I woke up in the middle of the night all screwed up in
the head because I still was in shock about everything that happened under my
nose. I had to find the janitor, and get some answers. After everything
happened, I just knew that he would be willing to tell me what all he knew although
he tried to warn me. I was naive, and was not paying close attention to the
signs. I want to make sure that if I wanted to get him back, I had to make sure
that I did everything right, and that would take some strategic planning. So I
go to the sixth floor where the janitor lives on campus, and I see him in his
apartment just relaxing. As I was about to knock on the door, I heard some
voices coming from the other end of the hallway. It was the crew from last
night along with the four people left that were pledging. They told them that
if they were to tell anyone what happened last night, they would drop them,
disown them, and never talk to them again. That was all a part of the ritual
and that they had to abide by it.

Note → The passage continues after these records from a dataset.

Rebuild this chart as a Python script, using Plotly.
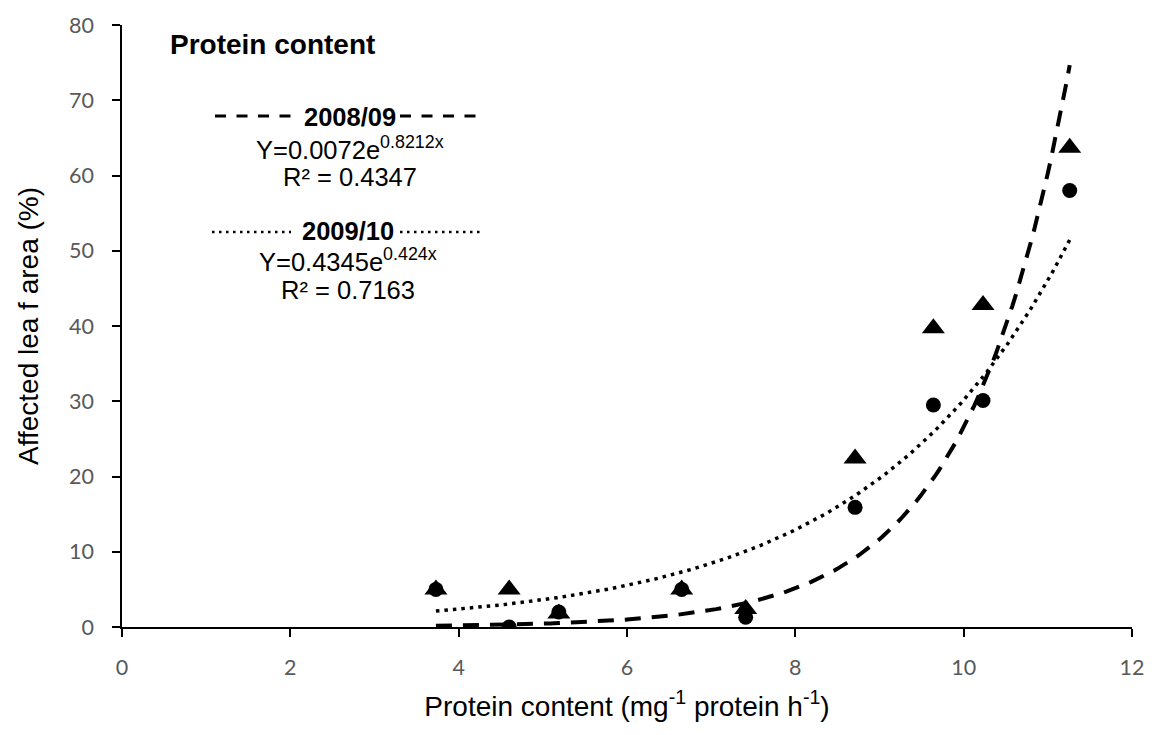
import numpy as np
import plotly.graph_objects as go

# Protein content per genotype and affected leaf area in both seasons
protein = [3.73, 4.60, 5.19, 6.65, 7.41, 8.71, 9.64, 10.23, 11.26]
area_0809 = [5.0, 0.0, 2.0, 5.0, 1.3, 15.9, 29.5, 30.1, 58.0]
area_0910 = [5.0, 5.0, 1.8, 5.0, 2.4, 22.4, 39.7, 42.8, 63.7]

# Exponential trend lines y = a * exp(b * x)
fit_0809 = (0.0072, 0.8212)
fit_0910 = (0.4345, 0.424)

xs = np.linspace(min(protein), max(protein), 200)
trend_0809 = fit_0809[0] * np.exp(fit_0809[1] * xs)
trend_0910 = fit_0910[0] * np.exp(fit_0910[1] * xs)

fig = go.Figure()

fig.add_trace(go.Scatter(x=xs, y=trend_0809, mode="lines",
                         line=dict(color="black", width=4, dash="16px,11px"),
                         hoverinfo="skip"))
fig.add_trace(go.Scatter(x=xs, y=trend_0910, mode="lines",
                         line=dict(color="black", width=3.5, dash="3.5px,5px"),
                         hoverinfo="skip"))
fig.add_trace(go.Scatter(x=protein, y=area_0809, mode="markers",
                         marker=dict(symbol="circle", size=15, color="black"),
                         name="2008/09"))
fig.add_trace(go.Scatter(x=protein, y=area_0910, mode="markers",
                         marker=dict(symbol="triangle-up", size=20, color="black",
                                     line=dict(width=0)),
                         name="2009/10"))

L, R, T, B = 122, 26, 19, 108
W, H = 1158, 735
pw, ph = W - L - R, H - T - B


def px(xp):
    return (xp - L) / pw


def py(yp):
    return (H - B - yp) / ph


arial = "Liberation Sans, Arial"
label_font = dict(family=arial, size=25.5, color="black")
annotations = [
    dict(x=px(168), y=py(39), text="<b>Protein content</b>", xanchor="left",
         font=dict(family=arial, size=28, color="black")),
    dict(x=px(350), y=py(112), text="<b>2008/09</b>", font=label_font),
    dict(x=px(350), y=py(143), text="Y=0.0072e<sup>0.8212x</sup>", font=label_font),
    dict(x=px(350), y=py(173), text="R² = 0.4347", font=label_font),
    dict(x=px(348), y=py(227), text="<b>2009/10</b>", font=label_font),
    dict(x=px(348), y=py(256), text="Y=0.4345e<sup>0.424x</sup>", font=label_font),
    dict(x=px(348), y=py(287), text="R² = 0.7163", font=label_font),
]
for a in annotations:
    a.update(xref="paper", yref="paper", showarrow=False, yanchor="middle")
    a.setdefault("xanchor", "center")

dash_key = dict(color="black", width=3, dash="11px,10.5px")
dot_key = dict(color="black", width=2.5, dash="2.5px,4.5px")
shapes = [
    dict(type="line", x0=px(215), x1=px(297), y0=py(111), y1=py(111), line=dash_key),
    dict(type="line", x0=px(400), x1=px(480), y0=py(111), y1=py(111), line=dash_key),
    dict(type="line", x0=px(212), x1=px(291), y0=py(228), y1=py(228), line=dot_key),
    dict(type="line", x0=px(400), x1=px(481), y0=py(228), y1=py(228), line=dot_key),
]
for s in shapes:
    s.update(xref="paper", yref="paper")

tick_font = dict(family="Lato, Open Sans", size=21.5, color="#595959")
title_font = dict(family=arial, size=28, color="black")

fig.update_layout(
    width=W, height=H,
    margin=dict(l=L, r=R, t=T, b=B),
    plot_bgcolor="white", paper_bgcolor="white",
    showlegend=False,
    annotations=annotations,
    shapes=shapes,
    xaxis=dict(range=[0, 12], tickvals=[0, 2, 4, 6, 8, 10, 12],
               showline=True, linecolor="black", linewidth=1.5,
               ticks="outside", ticklen=8, tickcolor="black", tickwidth=1.5,
               ticklabelstandoff=12,
               showgrid=False, zeroline=False, tickfont=tick_font,
               title=dict(text="Protein content (mg<sup>-1</sup> protein h<sup>-1</sup>)",
                          font=title_font, standoff=18)),
    yaxis=dict(range=[0, 80], tickvals=list(range(0, 81, 10)),
               showline=True, linecolor="black", linewidth=1.5,
               ticks="outside", ticklen=8, tickcolor="black", tickwidth=1.5,
               ticklabelstandoff=14,
               showgrid=False, zeroline=False, tickfont=tick_font,
               title=dict(text="Affected lea f area (%)", font=title_font, standoff=22)),
)

fig.write_html("out.html")
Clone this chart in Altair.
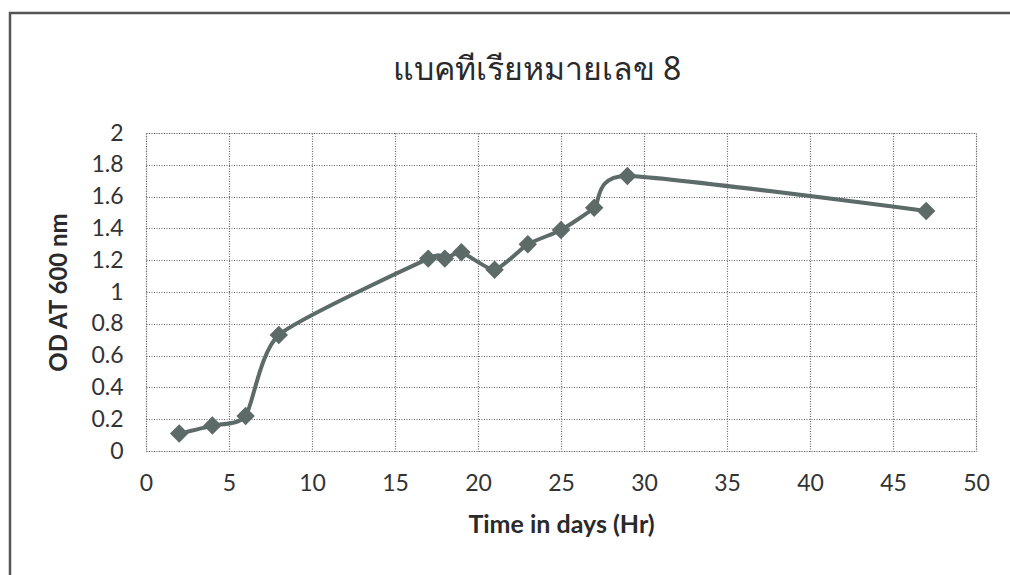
import altair as alt
import pandas as pd

# Growth curve of bacterium no. 8: optical density over time
time_hr = [2, 4, 6, 8, 17, 18, 19, 21, 23, 25, 27, 29, 47]
od_600 = [0.11, 0.16, 0.22, 0.73, 1.21, 1.21, 1.25, 1.14, 1.30, 1.39, 1.53, 1.73, 1.51]

x_ticks = [0, 5, 10, 15, 20, 25, 30, 35, 40, 45, 50]
y_ticks = [0, 0.2, 0.4, 0.6, 0.8, 1, 1.2, 1.4, 1.6, 1.8, 2]

chart_title = ["แบคทีเรียหมายเลข 8"]

df = pd.DataFrame({"time": time_hr, "od": od_600})

W, H = 830, 318
LINE_COLOR = "#5d6b68"
GRID_COLOR = "#666666"
TEXT_COLOR = "#2a2a2a"
FONT = "Lato"

x_enc = alt.X(
    "time:Q",
    scale=alt.Scale(domain=[0, 50], nice=False, zero=True),
    axis=alt.Axis(
        values=x_ticks,
        title="Time in days (Hr)",
        titleFont=FONT,
        titleFontSize=25,
        titleFontWeight="bold",
        titleColor=TEXT_COLOR,
        titlePadding=17,
        labelFont=FONT,
        labelFontSize=23,
        labelColor="#333333",
        labelPadding=21,
        labelOverlap=False,
        labelFlush=False,
        ticks=False,
        domain=False,
        grid=True,
        gridColor=GRID_COLOR,
        gridDash=[1, 1.5],
        gridWidth=1.2,
    ),
)
y_enc = alt.Y(
    "od:Q",
    scale=alt.Scale(domain=[0, 2], nice=False),
    axis=alt.Axis(
        values=y_ticks,
        tickCount=11,
        format="~g",
        title="OD AT 600 nm",
        titleFont=FONT,
        titleFontSize=24,
        titleFontWeight="bold",
        titleColor=TEXT_COLOR,
        titlePadding=19,
        labelFont=FONT,
        labelFontSize=23,
        labelColor="#333333",
        labelPadding=23,
        labelOverlap=False,
        labelFlush=False,
        labelBound=False,
        ticks=False,
        domain=False,
        grid=True,
        gridColor=GRID_COLOR,
        gridDash=[1, 1.5],
        gridWidth=1.2,
    ),
)

# smoothed connecting line (cardinal spline)
line = alt.Chart(df).mark_line(
    color=LINE_COLOR, strokeWidth=4, interpolate="cardinal", tension=0.4
).encode(x=x_enc, y=y_enc)

points = alt.Chart(df).mark_point(
    shape="diamond", filled=True, size=340, color=LINE_COLOR, opacity=1
).encode(x=x_enc, y=y_enc)

one_row = pd.DataFrame({"label": chart_title})

# outer chart frame
frame = alt.Chart(one_row).mark_rect(
    fill=None, stroke="#555555", strokeWidth=2.5
).encode(
    x=alt.value(-136), x2=alt.value(W + 120),
    y=alt.value(-120), y2=alt.value(H + 200),
)

# chart heading above the plot area
heading = alt.Chart(one_row).mark_text(
    font="Noto Sans", fontSize=32, color=TEXT_COLOR,
    align="center", baseline="alphabetic",
).encode(
    text="label:N", x=alt.value(391), y=alt.value(-53),
)

chart = alt.layer(frame, line, points, heading).properties(
    width=W,
    height=H,
    autosize=alt.AutoSizeParams(type="none"),
    padding={"left": 146, "top": 133, "right": 34, "bottom": 124},
).configure_view(
    stroke=GRID_COLOR, strokeDash=[1, 1.5], strokeWidth=1.2
).configure(background="white")

chart.save("out.html", embed_options={"renderer": "svg", "actions": False})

The more I heard their excuses, the more
pissed off I got with them along with the idiots that subjected themselves to
do it. The crazy thing is I believed they liked what happened to them because
they didn’t even mention a word. I know they told them not to talk to me or
look in my direction. I knocked on the door, and the janitor told me to come
in. What Can I help you with today? Oh let me guess, some things happened last
night. He already knew what I was talking about. I can definitely say that I
told you so. I have been around here for twenty years, and I know how those
guys are. I am a member of the organization but I regret ever making the
decision to try to join this organization. They had been doing things like that
for years, but every time someone tries to turn them in they either disappears
or they’re lives are ruined on the campus. He told me that they were looking at
me for a while. They thought that I would be the perfect puppet to torture
because they sensed that I wanted to be accepted by the campus. He was trying
to warn me not to hang around Stephen because Stephen was the one who hated me
the most! He envied me because I was the most prized possession that Brown
University has ever had in his opinion. I never knew he actually felt this way
about me. This whole time he made me believe that I had a family away from
home. I guess that’s how the cookie crumbles. The janitor told me that he could
help me very little, and that I needed to find a way of getting revenge without
making it obvious because I am already in a negative spotlight thanks to what
Stephen had done to me. He ruined my life. He took everything I had and threw
it in my face. That’s where he fucked up. Never take my kindness as weakness.
It took everything in me not to find him and beat his ass in front of everyone
on campus. That would give him a reason to want to get me kicked off campus. So
I got myself together, and thanked the janitor for allowing me to sit and have
this conversation with him. I went back to my room, and I noticed that my stuff
was missing. There was a note on the door that read, Faggots go down the
hallway where they belong! You are not welcomed in this room. Stephen’s ass
packed my shit, and got me moved to another room down the hallway. Everyone was
walking down the hallway looking at me, calling me names, telling me that I was
not welcomed here, and I wanted to lose my fucking mind! As I walked down to
the next hall way, I started noticing pieces of paper that were flipped over
and the student body was picking them up reading them and looking at me. I felt like I was in a Twilight Zone with
everything coming at me at one time. It said that I was a set out, it was a
photo shopped picture of me with two penises in my mouth and that I was set out
by the fraternities, and that I was this queer who would give it up and do
anything to be accepted. Stephen was walking around campus with this big ass
smirk on his face, and continued walking with his fraternity brothers and they
were all laughing. They spread lies about me, they humiliated me, and all because
I would not kiss ass or give in to their little sexcapades. They put a scandal
out on me. I knew my career was over. I ran back to my room and locked my door.
I was so hurt by everything that was going on that I went into a mental coma.
My mind went blank. All I could do was cry in silence because I was always told
that crying wasn’t for men. We don’t cry. That makes us look bad. I could not
eat, sleep, or think because of everything that had just happened. I was
depressed and in a mental shock. I felt like I had no purpose anymore because
of a lie that they told to make themselves feel better. I found those really
sharp pair of scissors. My only way to take the pain at the moment was to carve
names in my skin with the scissors and cut myself to the point of no return. I
did not have anything to lose. Why not end my life here. All I can remember was
blacking out, and then I woke up in a hospital bed.